Pero una cosa son las normas y otra, la vida real. Sería ilusorio creer que, por el solo hecho de existir el precepto del celibato obligatorio para los curas, éstos se convierten en seres angelicales para los cuales la sexualidad no existe. La vida sexual de los clérigos es un hecho, según lo demuestran incontables testimonios históricos. Como reza un dicho popular: «El cura es aquella persona a la que todos llaman padre, menos sus hijos, que lo llaman tío». La convivencia con una mujer ha asumido diversos disfraces y la compañera sentimental del clérigo con frecuencia ha ocupado el puesto de ama de llaves o de cocinera de la casa parroquial.
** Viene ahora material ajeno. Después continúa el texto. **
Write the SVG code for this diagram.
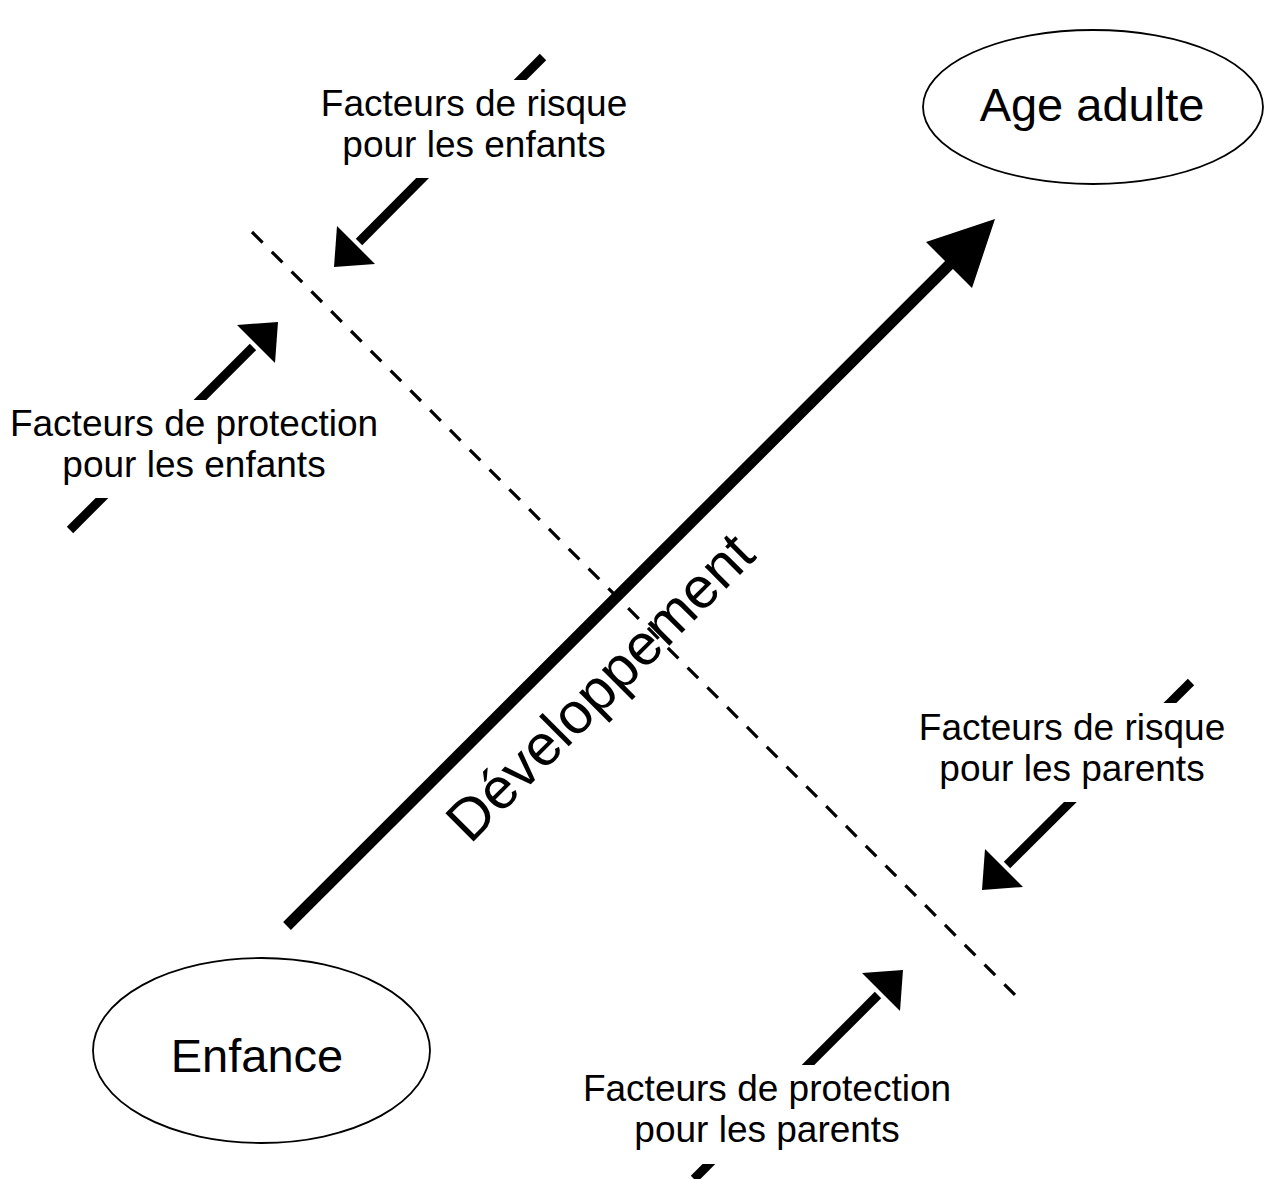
<svg xmlns="http://www.w3.org/2000/svg" width="1270" height="1179" viewBox="0 0 1270 1179">
<style>
.lbl{font-family:"Liberation Sans",Arial,sans-serif;font-size:37px;fill:#000;text-anchor:middle}
.node{font-family:"Liberation Sans",Arial,sans-serif;font-size:47px;fill:#000;text-anchor:middle}
.dev{font-family:"Liberation Sans",Arial,sans-serif;font-size:58px;fill:#000;text-anchor:middle}
.ell{fill:#fff;stroke:#000;stroke-width:1.8}
.shaft{stroke:#000;stroke-width:9;fill:none}
.head{fill:#000;stroke:none}
.mask{fill:#fff;stroke:none}
</style>
<rect width="1270" height="1179" fill="#fff"/>
<g id="connectors">
  <line id="dashed-boundary" x1="252" y1="232" x2="1015" y2="995" stroke="#000" stroke-width="3.2" stroke-dasharray="15 13"/>
  <g id="main-arrow">
    <line x1="287" y1="926" x2="952" y2="262" stroke="#000" stroke-width="11"/>
    <polygon class="head" points="995,219 926,242 972,288"/>
  </g>
  <g id="arrow-risk-children">
    <line class="shaft" x1="543" y1="57" x2="359" y2="242"/>
    <polygon class="head" points="334,267 337,226 375,264"/>
  </g>
  <g id="arrow-protection-children">
    <line class="shaft" x1="70" y1="530" x2="253" y2="347"/>
    <polygon class="head" points="278,322 237,325 275,363"/>
  </g>
  <g id="arrow-risk-parents">
    <line class="shaft" x1="1191" y1="682" x2="1007" y2="865"/>
    <polygon class="head" points="982,890 985,849 1023,887"/>
  </g>
  <g id="arrow-protection-parents">
    <line class="shaft" x1="694" y1="1179" x2="878" y2="995"/>
    <polygon class="head" points="903,970 862,973 900,1011"/>
  </g>
</g>
<g id="label-risk-children">
  <rect class="mask" x="316" y="80" width="316" height="98"/>
  <text class="lbl" x="474" y="116">Facteurs de risque</text>
  <text class="lbl" x="474" y="157">pour les enfants</text>
</g>
<g id="label-protection-children">
  <rect class="mask" x="4" y="400" width="382" height="98"/>
  <text class="lbl" x="194" y="436">Facteurs de protection</text>
  <text class="lbl" x="194" y="477">pour les enfants</text>
</g>
<g id="label-risk-parents">
  <rect class="mask" x="914" y="703" width="316" height="99"/>
  <text class="lbl" x="1072" y="740">Facteurs de risque</text>
  <text class="lbl" x="1072" y="781">pour les parents</text>
</g>
<g id="label-protection-parents">
  <rect class="mask" x="576" y="1065" width="382" height="99"/>
  <text class="lbl" x="767" y="1101">Facteurs de protection</text>
  <text class="lbl" x="767" y="1142">pour les parents</text>
</g>
<g id="node-age-adulte">
  <ellipse class="ell" cx="1093" cy="107" rx="170" ry="77"/>
  <text class="node" x="1092" y="121">Age adulte</text>
</g>
<g id="node-enfance">
  <ellipse class="ell" cx="261.5" cy="1050.5" rx="168.5" ry="92.5"/>
  <text class="node" x="257" y="1072">Enfance</text>
</g>
<g id="label-developpement">
  <text class="dev" transform="translate(614,701) rotate(-45)" x="0" y="0">Développement</text>
</g>
</svg>
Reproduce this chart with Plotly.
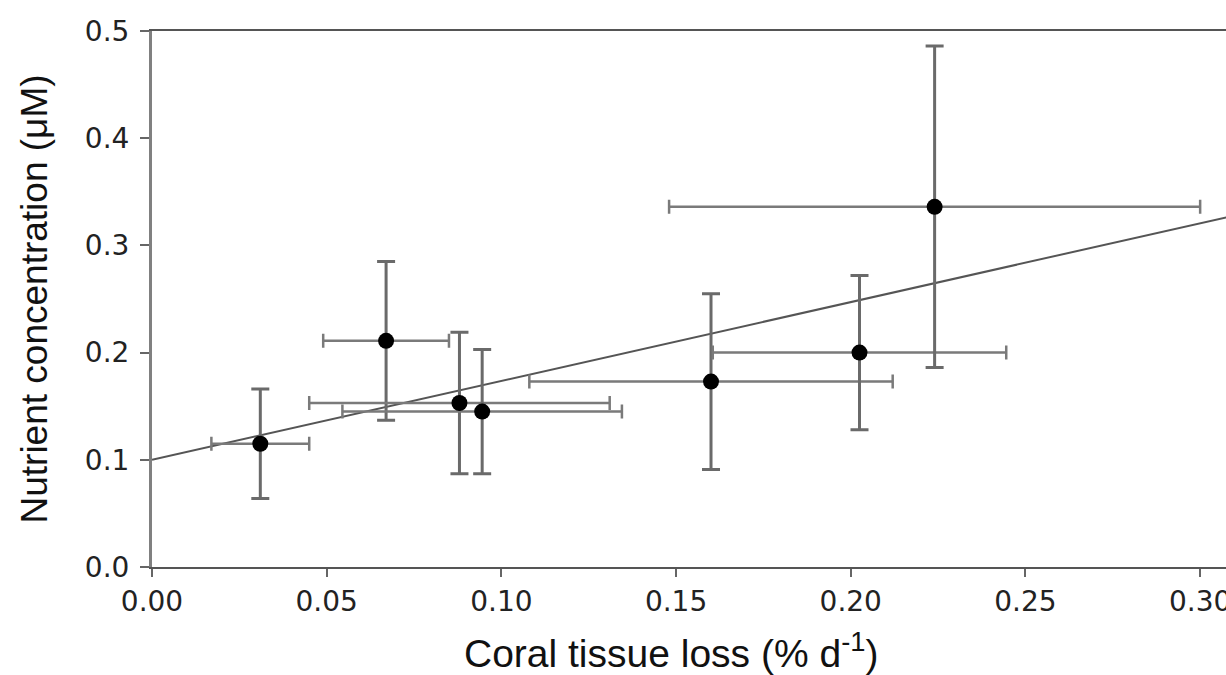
import plotly.graph_objects as go

# Data
tissue_loss = [0.031, 0.067, 0.088, 0.0945, 0.160, 0.2025, 0.224]
tissue_loss_err = [0.014, 0.018, 0.043, 0.040, 0.052, 0.042, 0.076]
nutrient = [0.115, 0.211, 0.153, 0.145, 0.173, 0.200, 0.336]
nutrient_err = [0.051, 0.074, 0.066, 0.058, 0.082, 0.072, 0.150]

fit_x = [0.0, 0.31]
fit_y = [0.100, 0.328]

x_ticks = [0.00, 0.05, 0.10, 0.15, 0.20, 0.25, 0.30]
y_ticks = [0.0, 0.1, 0.2, 0.3, 0.4, 0.5]

x_title = "Coral tissue loss (% d<sup>-1</sup>)"
y_title = "Nutrient concentration (μM)"

fig = go.Figure()

fig.add_trace(go.Scatter(
    x=fit_x, y=fit_y, mode="lines",
    line=dict(color="#555555", width=2),
    showlegend=False, hoverinfo="skip",
))

fig.add_trace(go.Scatter(
    x=tissue_loss, y=nutrient, mode="markers",
    marker=dict(color="black", size=16),
    error_x=dict(type="data", array=tissue_loss_err, visible=True,
                 color="#7a7a7a", thickness=2.5, width=7),
    error_y=dict(type="data", array=nutrient_err, visible=True,
                 color="#6a6a6a", thickness=3, width=9),
    showlegend=False,
))

title_font = "Liberation Sans, Arial, sans-serif"
tick_font = "DejaVu Sans, sans-serif"

fig.update_layout(
    width=1226, height=675,
    margin=dict(l=152, r=0, t=31, b=108, autoexpand=False),
    paper_bgcolor="white", plot_bgcolor="white",
    font=dict(family=title_font, color="#1a1a1a"),
    xaxis=dict(
        range=[0, 0.3074], automargin=False,
        tickvals=x_ticks, tickformat=".2f",
        ticks="outside", ticklen=8, tickwidth=2, tickcolor="#666666",
        ticklabeloverflow="allow",
        showline=True, linecolor="#555555", linewidth=2, mirror=True,
        showgrid=False, zeroline=False,
        tickfont=dict(size=28, family=tick_font, color="#222222"),
    ),
    yaxis=dict(
        range=[0, 0.5], automargin=False,
        tickvals=y_ticks, tickformat=".1f",
        ticks="outside", ticklen=9, tickwidth=2, tickcolor="#666666",
        ticklabelstandoff=5,
        showline=True, linecolor="#808080", linewidth=3, mirror=False,
        showgrid=False, zeroline=False,
        tickfont=dict(size=28, family=tick_font, color="#222222"),
        title=dict(text=y_title,
                   font=dict(size=37, family=title_font, color="#111111"),
                   standoff=26),
    ),
    annotations=[dict(
        text=x_title, xref="paper", yref="paper",
        x=0.483, y=-0.1565, xanchor="center", yanchor="middle",
        showarrow=False,
        font=dict(size=39, family=title_font, color="#111111"),
    )],
)

fig.write_html("out.html")
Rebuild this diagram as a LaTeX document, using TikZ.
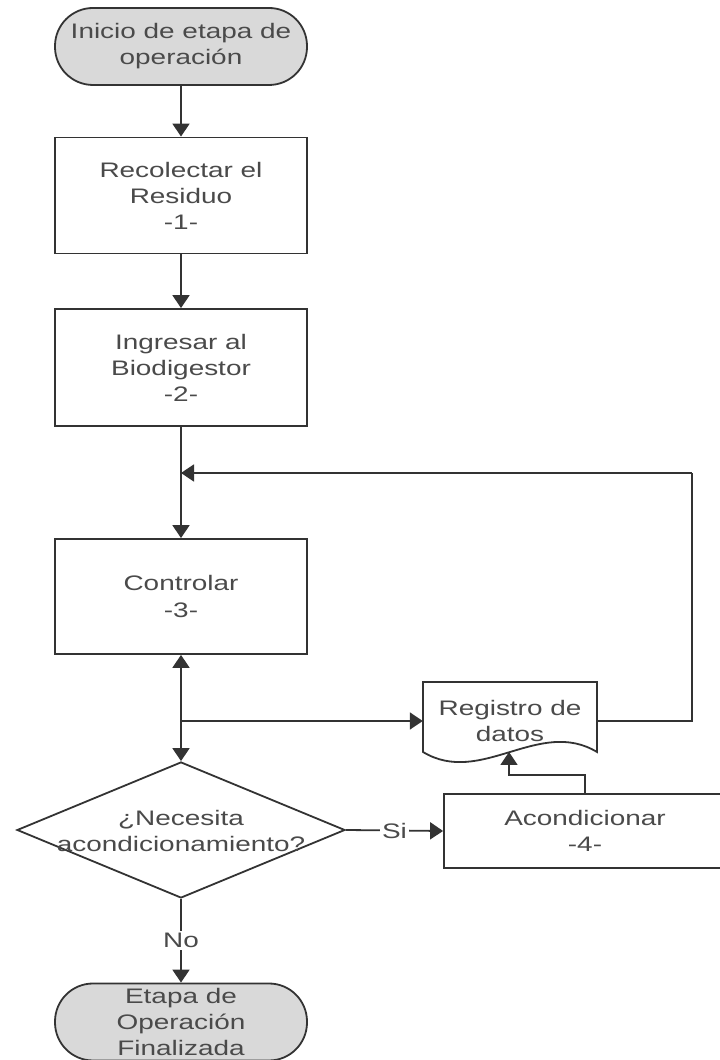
\documentclass[tikz,border=0pt]{standalone}
\usepackage{fontspec}
\setmainfont{Liberation Sans}[FakeStretch=1.33]
\usetikzlibrary{arrows.meta,shapes.geometric}
\definecolor{linec}{HTML}{333333}
\definecolor{textc}{HTML}{4A4A4A}
\definecolor{termfill}{HTML}{D9D9D9}
\tikzset{
  base/.style={draw=linec, line width=1.8pt, text=textc, align=center, inner sep=0pt,
    font=\fontsize{21}{26}\selectfont},
  terminal/.style={base, fill=termfill, rectangle, rounded corners=38pt,
    minimum width=252pt, minimum height=77pt},
  procbox/.style={base, fill=white, rectangle, minimum width=252pt},
  decision/.style={draw=linec, line width=1.8pt, fill=white, diamond, inner sep=0pt,
    minimum width=328pt, minimum height=136pt},
  txt/.style={text=textc, align=center, inner sep=0pt, font=\fontsize{21}{26}\selectfont},
  conn/.style={draw=linec, line width=1.8pt, -{Triangle[width=17pt,length=13pt]}},
  conn2/.style={draw=linec, line width=1.8pt, {Triangle[width=17pt,length=13pt]}-{Triangle[width=17pt,length=13pt]}},
  plain/.style={draw=linec, line width=1.8pt},
  lbl/.style={fill=white, text=textc, inner sep=2pt, font=\fontsize{21}{26}\selectfont},
  docshape/.style={draw=linec, line width=1.8pt, fill=white}
}
\begin{document}
\begin{tikzpicture}[x=1pt,y=1pt]
\useasboundingbox (0,0) rectangle (720,1060);
\clip (0,0) rectangle (720,1060);

\node[terminal] (start) at (181,1013.5) {Inicio de etapa de\\operación};
\node[procbox, minimum height=116pt] (b1) at (181,864.5) {Recolectar el\\Residuo\\-1-};
\node[procbox, minimum height=117pt] (b2) at (181,692.5) {Ingresar al\\Biodigestor\\-2-};
\node[procbox, minimum height=115pt] (b3) at (181,463.5) {Controlar\\-3-};
\node[decision] (dia) at (181,230) {};
\node[txt] (diatext) at (181,229) {¿Necesita\\acondicionamiento?};
\node[procbox, minimum width=282pt, minimum height=74pt] (acond) at (585,229) {Acondicionar\\-4-};
\node[terminal] (end) at (181,38) {Etapa de\\Operación\\Finalizada};

% Registro de datos (document shape)
\path[docshape] (423,308) -- (423,378) -- (597,378) -- (597,308)
  .. controls (539,343) and (481,273) .. (423,308) -- cycle;
\node[txt, minimum width=174pt, minimum height=78pt] (reg) at (510,339) {Registro de\\datos};

\coordinate (fb) at (181,587);
\coordinate (fbr) at (692,587);
\coordinate (el) at (509,285);
\coordinate (regin) at (509,308);

\draw[conn] (start) -- (b1);
\draw[conn] (b1) -- (b2);
\draw[conn] (b2) -- (b3);
\draw[conn2] (b3) -- (dia);
\draw[conn] (b3.south |- reg.west) -- (reg.west);
\draw[plain] (reg.east) -| (fbr);
\draw[conn] (fbr) -- (fb);
\draw[conn] (acond.north) |- (el) -- (regin);
\draw[conn] (dia.east) -- node[lbl] {Si} (acond.west);
\draw[conn] (dia.south) -- node[lbl, pos=0.5] {No} (end.north);
\end{tikzpicture}
\end{document}
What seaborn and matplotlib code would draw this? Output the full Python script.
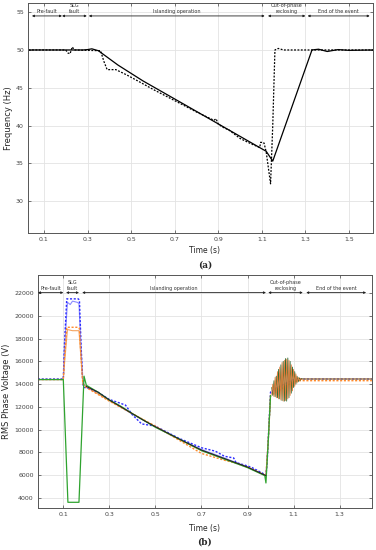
import seaborn as sns
import pandas as pd
import matplotlib.pyplot as plt

# ---- panel (a): frequency ----
freq_sim_t = [0.03, 0.28, 0.30, 0.32, 0.35, 0.44, 0.555, 0.75, 0.95, 1.12, 1.15, 1.33, 1.36, 1.40, 1.45, 1.50, 1.61]
freq_sim_v = [50.0, 50.0, 50.05, 50.15, 49.9, 48.0, 45.9, 42.7, 39.4, 36.6, 35.3, 50.0, 50.1, 49.8, 50.05, 49.95, 50.0]

freq_meas_t = [0.03, 0.20, 0.21, 0.22, 0.23, 0.24, 0.36, 0.375, 0.39, 0.43, 0.48, 0.55, 0.60, 0.70, 0.80, 0.88,
               0.89, 0.90, 0.92, 0.95, 1.00, 1.05, 1.09, 1.095, 1.11, 1.12, 1.14, 1.15, 1.16, 1.175, 1.20, 1.61]
freq_meas_v = [50.0, 50.0, 49.6, 49.5, 50.4, 50.0, 49.9, 48.5, 47.4, 47.4, 46.7, 45.6, 44.8, 43.3, 41.8, 40.7,
               40.9, 40.2, 39.8, 39.4, 38.3, 37.6, 37.1, 37.8, 37.7, 36.5, 32.3, 40.0, 50.0, 50.2, 50.0, 50.0]

# ---- panel (b): RMS phase voltage ----
decl_t = [0.20, 0.25, 0.30, 0.35, 0.40, 0.45, 0.50, 0.60, 0.70, 0.80, 0.90, 0.98]
decl_v = [13800, 13300, 12600, 12000, 11400, 10800, 10250, 9200, 8200, 7450, 6700, 5950]

blue_dash_t = [-0.01, 0.10, 0.105, 0.115, 0.165, 0.170, 0.178, 0.185, 0.19, 0.20, 0.25, 0.30, 0.35, 0.37, 0.40, 0.44,
               0.50, 0.60, 0.70, 0.76, 0.80, 0.84, 0.85, 0.90, 0.92, 0.98, 0.985, 1.00, 1.02, 1.05, 1.08, 1.10, 1.12, 1.44]
blue_dash_v = [14450, 14450, 17500, 21500, 21500, 21400, 17000, 14000, 13700, 13700, 13300, 12650, 12300, 12150,
               11300, 10500, 10300, 9250, 8400, 8100, 7650, 7500, 7100, 6800, 6650, 6000, 7000, 13300, 13600, 13900,
               14200, 14400, 14450, 14450]

blue_solid_t = [-0.01, 0.10, 0.105, 0.118, 0.13, 0.14, 0.16, 0.168, 0.176, 0.185, 0.20, 0.30, 0.40, 0.50, 0.60,
                0.70, 0.80, 0.90, 0.98, 0.99, 1.00]
blue_solid_v = [14400, 14400, 17000, 21200, 21000, 21300, 21200, 21100, 17500, 14100, 13750, 12600, 11350, 10250,
                9200, 8250, 7500, 6700, 5950, 9000, 13000]

orange_dash_t = [-0.01, 0.10, 0.105, 0.115, 0.165, 0.170, 0.178, 0.185, 0.20, 0.30, 0.40, 0.50, 0.60, 0.70, 0.80,
                 0.84, 0.90, 0.98, 0.99, 1.00, 1.05, 1.10, 1.12, 1.44]
orange_dash_v = [14400, 14400, 16300, 19000, 19000, 18900, 16000, 14000, 13700, 12500, 11400, 10300, 9100, 7900,
                 7300, 7100, 6700, 5950, 9000, 13000, 13600, 14200, 14300, 14300]

orange_solid_t = [-0.01, 0.10, 0.106, 0.118, 0.14, 0.168, 0.176, 0.185, 0.20, 0.30, 0.40, 0.50, 0.60, 0.70, 0.80,
                  0.90, 0.98, 0.99, 1.00]
orange_solid_v = [14400, 14400, 16000, 18800, 18700, 18700, 16500, 14000, 13750, 12550, 11400, 10250, 9150, 8150,
                  7400, 6700, 5950, 9000, 13000]

green_t = [-0.01, 0.10, 0.12, 0.168, 0.19, 0.20, 0.25, 0.30, 0.35, 0.40, 0.50, 0.60, 0.70, 0.80, 0.90, 0.975, 0.98,
           0.99, 1.00]
green_v = [14400, 14400, 3600, 3600, 14700, 13900, 13300, 12600, 12050, 11400, 10200, 9200, 8150, 7400, 6650,
           5950, 5300, 9000, 13000]

# oscillation after out-of-phase reclosing
osc_t = [1.005, 1.010, 1.015, 1.020, 1.025, 1.030, 1.035, 1.040, 1.045, 1.050, 1.055, 1.060, 1.065, 1.070,
         1.075, 1.080, 1.085, 1.090, 1.095, 1.100, 1.105, 1.110, 1.115, 1.120, 1.125, 1.130, 1.135, 1.140, 1.44]
osc_green_v = [13700, 13000, 14300, 12900, 14700, 12800, 15300, 12700, 15700, 12550, 16000, 12500, 16250, 12500,
               16300, 12800, 16000, 13200, 15500, 13700, 15100, 14000, 14700, 14200, 14550, 14350, 14500, 14450,
               14450]
osc_orange_v = [13100, 14000, 12900, 14600, 12800, 15100, 12700, 15500, 12600, 15900, 12500, 16100, 12550, 16200,
                12700, 16100, 13000, 15700, 13400, 15300, 13800, 14900, 14100, 14600, 14300, 14500, 14400, 14450,
                14450]

labels_a = [("Pre-fault", 0.045, 0.183), ("SLG\nfault", 0.183, 0.297), ("Islanding operation", 0.306, 1.113),
            ("Out-of-phase\nreclosing", 1.128, 1.30), ("End of the event", 1.31, 1.595)]
labels_b = [("Pre-fault", -0.01, 0.10), ("SLG\nfault", 0.112, 0.168), ("Islanding operation", 0.182, 0.98),
            ("Out-of-phase\nreclosing", 0.99, 1.14), ("End of the event", 1.155, 1.415)]

sns.set_style('whitegrid', {'grid.color': '#e3e3e3', 'axes.edgecolor': '#555555',
                            'xtick.bottom': True, 'ytick.left': True})
plt.rcParams['font.family'] = ['DejaVu Sans']

fig = plt.figure(figsize=(3.76, 5.5), dpi=100)
ax1 = fig.add_axes([0.0745, 0.5764, 0.9175, 0.418])
ax2 = fig.add_axes([0.101, 0.0764, 0.888, 0.4236])

sns.lineplot(x=freq_sim_t, y=freq_sim_v, ax=ax1, color='black', lw=0.9, estimator=None)
sns.lineplot(x=freq_meas_t, y=freq_meas_v, ax=ax1, color='black', lw=0.9, estimator=None,
             linestyle=(0, (1.5, 1.2)))
ax1.set_xlim(0.027, 1.61)
ax1.set_ylim(25.8, 56.2)
ax1.set_xticks([0.1, 0.3, 0.5, 0.7, 0.9, 1.1, 1.3, 1.5])
ax1.set_yticks([30, 35, 40, 45, 50, 55])
ax1.set_ylabel('Frequency (Hz)', fontsize=6, labelpad=2)

lines_b = [
    (blue_solid_t, blue_solid_v, '#8c8cff', '-', 0.8),
    (orange_solid_t, orange_solid_v, '#f4a460', '-', 0.8),
    (blue_dash_t, blue_dash_v, '#2b2bff', (0, (1.5, 1.2)), 1.0),
    (orange_dash_t, orange_dash_v, '#ff8a2a', (0, (1.5, 1.2)), 1.0),
    (green_t, green_v, '#2fa32f', '-', 0.9),
    (decl_t, decl_v, '#222222', '-', 0.7),
    (osc_t, osc_green_v, '#2e6b32', '-', 0.6),
    (osc_t, osc_orange_v, '#e07b39', '-', 0.6),
]
for t, v, c, ls, lw in lines_b:
    sns.lineplot(x=t, y=v, ax=ax2, color=c, linestyle=ls, lw=lw, estimator=None)
ax2.set_xlim(-0.01, 1.44)
ax2.set_ylim(3100, 23600)
ax2.set_xticks([0.1, 0.3, 0.5, 0.7, 0.9, 1.1, 1.3])
ax2.set_yticks(range(4000, 22001, 2000))
ax2.set_ylabel('RMS Phase Voltage (V)', fontsize=6, labelpad=2)

for ax, labels, yarr, yscale in [(ax1, labels_a, 54.5, 30.4), (ax2, labels_b, 22050, 20500)]:
    ax.grid(True, lw=0.6)
    ax.tick_params(direction='in', length=2, width=0.5, labelsize=4.5, pad=3,
                   top=True, right=True, colors='#444444')
    for s in ax.spines.values():
        s.set_linewidth(0.7)
    for name, x0, x1 in labels:
        ax.annotate('', xy=(x0, yarr), xytext=(x1, yarr),
                    arrowprops=dict(arrowstyle='<|-|>', lw=0.6, color='#222222',
                                    mutation_scale=3, shrinkA=0, shrinkB=0))
        ax.text((x0 + x1) / 2, yarr + yscale * 0.008, name, fontsize=3.5, ha='center', va='bottom',
                color='#333333', linespacing=1.25, clip_on=True)
    ax.set_xlabel('')

fig.text(0.545, 0.545, 'Time (s)', fontsize=5.5, ha='center', va='center')
fig.text(0.545, 0.518, '(a)', fontsize=6.5, ha='center', va='center', family='DejaVu Serif', weight='bold')
fig.text(0.545, 0.04, 'Time (s)', fontsize=5.5, ha='center', va='center')
fig.text(0.545, 0.0145, '(b)', fontsize=6.5, ha='center', va='center', family='DejaVu Serif', weight='bold')

plt.savefig('out.png', dpi=100)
Lo cierto es que no existe ningún argumento de peso para mantener el celibato obligatorio de los curas, los cuales también tienen derechos, entre ellos el que señala la declaración Universal de los Derechos Humanos de las Naciones Unidas en su artículo 16: «Los hombres y las mujeres, a partir de la edad núbil, tienen derecho, sin restricción alguna por motivos de raza, nacionalidad o religión, a casarse y fundar una familia…»

El celibato impuesto es un acto de violencia. Y como acto violento, también tiene consecuencias violentas. La historia de abusos de la Iglesia católica así lo demuestra.